Maurice Edu, for instance, only recently returned to the field for Rangers after a lengthy spell on the sidelines due to injury. He has limited time to force himself back into Rangers' coach Walter Smith's lineup and show U.S. national team coach Bob Bradley he can be the type of box-to-box midfielder the national team lacks at the moment. Similarly, his Rangers teammate DaMarcus Beasley is in equal need of health and opportunity as he sets out to convince Bradley and American fans that a short memory can be a virtue when considering selection for the national team.

For players like Oguchi Onyewu and Charlie Davies, the countdown to June probably feels more like a race against time and the ground both need to cover to get back to full health seems daunting. Onyewu's prognosis has been more positive. It remains to be seen when and if Davies can return to full fitness.

Perhaps no national team member has a more important decision to make than Stuart Holden. A move from the MLS to Europe so close to the World Cup is a tricky proposition. He can feel confident he's done enough to warrant inclusion in Bradley's June roster, but he'll need regular run from now until then if he's to force himself into Bradley's starting 11. He has a lot at stake and a move overseas right now is certainly ambitious. But he also seems to have plenty of good options, and at 24 years old and entering the prime of his career, that's not a bad dilemma to have.

Speaking of options, they seem to be what Eddie Johnson and Freddy Adu are running out of. Their loan to Greek club Aris feels more like an exile, a move motivated more by desperation than an attempt to secure their long-term future. But the past couple of years have treated neither player kindly and a guarantee of regular minutes might be the best they can hope for. As it stands, they're likely on the outside looking in on Bradley's World Cup roster.

While these are some of the many developing subplots to keep an eye on from here to June, perhaps the most intriguing storyline is not one involving fringe players looking for a late push or established players on the move.
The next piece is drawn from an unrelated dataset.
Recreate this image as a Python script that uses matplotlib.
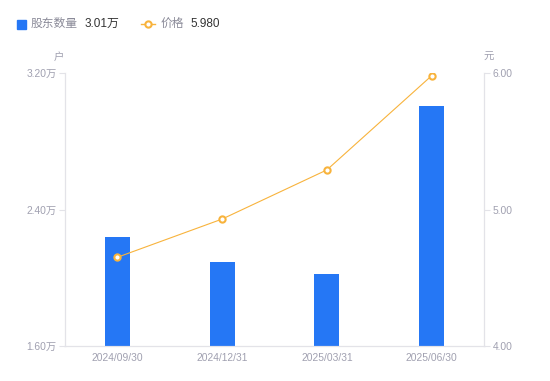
import matplotlib.pyplot as plt
from matplotlib.lines import Line2D
import numpy as np

plt.rcParams['font.family'] = ['Liberation Sans', 'Noto Sans CJK SC', 'DejaVu Sans']

dates = ['2024/09/30', '2024/12/31', '2025/03/31', '2025/06/30']
holders = [2.24, 2.09, 2.02, 3.005]   # 万户
price = [4.65, 4.93, 5.29, 5.98]      # 元
left_ticks = [1.6, 2.4, 3.2]
right_ticks = [4.0, 5.0, 6.0]

blue = '#2577F5'
orange = '#F8B33C'
grey_txt = '#A0A0B0'
axis_col = '#E3E3E8'

fig = plt.figure(figsize=(5.5, 3.81), dpi=100)
ax = fig.add_axes([65 / 550, 35 / 381, 419 / 550, 273 / 381])
ax2 = ax.twinx()

x = np.arange(len(dates))
ax.bar(x, holders, width=0.24, color=blue, zorder=2)
ax.set_xlim(-0.5, len(dates) - 0.5)
ax.set_ylim(1.6, 3.2)
ax.set_yticks(left_ticks)
ax.set_yticklabels([f'{v:.2f}万' for v in left_ticks])
ax.set_xticks(x)
ax.set_xticklabels(dates)

ax2.plot(x, price, color=orange, lw=0.8, marker='o', ms=4.5,
         mfc='white', mec=orange, mew=1.5, zorder=3)
ax2.set_ylim(4.0, 6.0)
ax2.set_yticks(right_ticks)
ax2.set_yticklabels([f'{v:.2f}' for v in right_ticks])

for a in (ax, ax2):
    for s in a.spines.values():
        s.set_color(axis_col)
    a.spines['top'].set_visible(False)
    a.tick_params(colors=axis_col, labelcolor=grey_txt, labelsize=7.4,
                  length=4, width=0.8)
ax.tick_params(axis='x', length=0, pad=5)
ax.tick_params(axis='y', pad=2)
ax2.tick_params(axis='y', pad=2)
ax2.set_zorder(ax.get_zorder() + 1)
ax2.patch.set_visible(False)

fig.text(59 / 550, 1 - 57 / 381, '户', color=grey_txt, fontsize=7.5,
         ha='center', va='center')
fig.text(489 / 550, 1 - 57 / 381, '元', color=grey_txt, fontsize=7.5,
         ha='center', va='center')

# legend
ly = 1 - 24 / 381
fig.patches.append(plt.Rectangle((17 / 550, ly - 4.5 / 381), 9 / 550, 9 / 381,
                                 transform=fig.transFigure, color=blue))
fig.text(31 / 550, ly, '股东数量', color='#8A8A98', fontsize=8.5, va='center')
fig.text(85 / 550, ly, '3.01万', color='#333333', fontsize=8.5, va='center')
fig.add_artist(Line2D([141 / 550, 155 / 550], [ly, ly], color=orange, lw=1,
                      transform=fig.transFigure))
fig.add_artist(Line2D([148 / 550], [ly], color=orange, marker='o', ms=4.5,
                      mfc='white', mew=1.5, transform=fig.transFigure))
fig.text(161 / 550, ly, '价格', color='#8A8A98', fontsize=8.5, va='center')
fig.text(190 / 550, ly, '5.980', color='#333333', fontsize=8.5, va='center')

fig.savefig('out.png', dpi=100)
It involves players so obviously entrenched in the national team side you might forget that they too are facing pivotal moments in their careers.

I'm talking of course about Landon Donovan and Clint Dempsey. I exclude Tim Howard from this discussion because it's rather implausible to think he's going to suffer a major dip in form in the next six months. He offers the best quality a goalkeeper can provide: an excellence that's so consistent it borders on boring.

If recent performances are any indication, Dempsey and Donovan are primed to make major strides in the coming months. Donovan was impressive in his Everton debut, assisting on the opening goal and causing fits for Arsenal's left back Armand Traore in a 2-2 draw. That he was included in the starting 11 with so little preparation time against a team that had previously beaten Everton 6-1 shows the confidence Everton coach David Moyes has in Donovan's ability.

Dempsey, meanwhile, has not only cemented himself in Fulham's starting 11, he's become perhaps its most important player. Tied with Bobby Zamora as the team's leading scorer with six goals, he's at the forefront of much of Fulham's attacking movement. And if his wonder goal against Stoke is any indication, he's developing an appetite for goals that might cause Bradley to rethink his role in the national team side.

In the coming months, it's natural to focus on how the bottom of the national team side will shape up and what players will play their way into a trip to South Africa. But we should keep in mind that it's still the cream of the crop that will determine the U.S. team's fortunes in June. The two best American players are playing and performing well for competitive English sides. The strides they make and the progress they bring to South Africa could be the most interesting development for the national team in the months leading up the World Cup.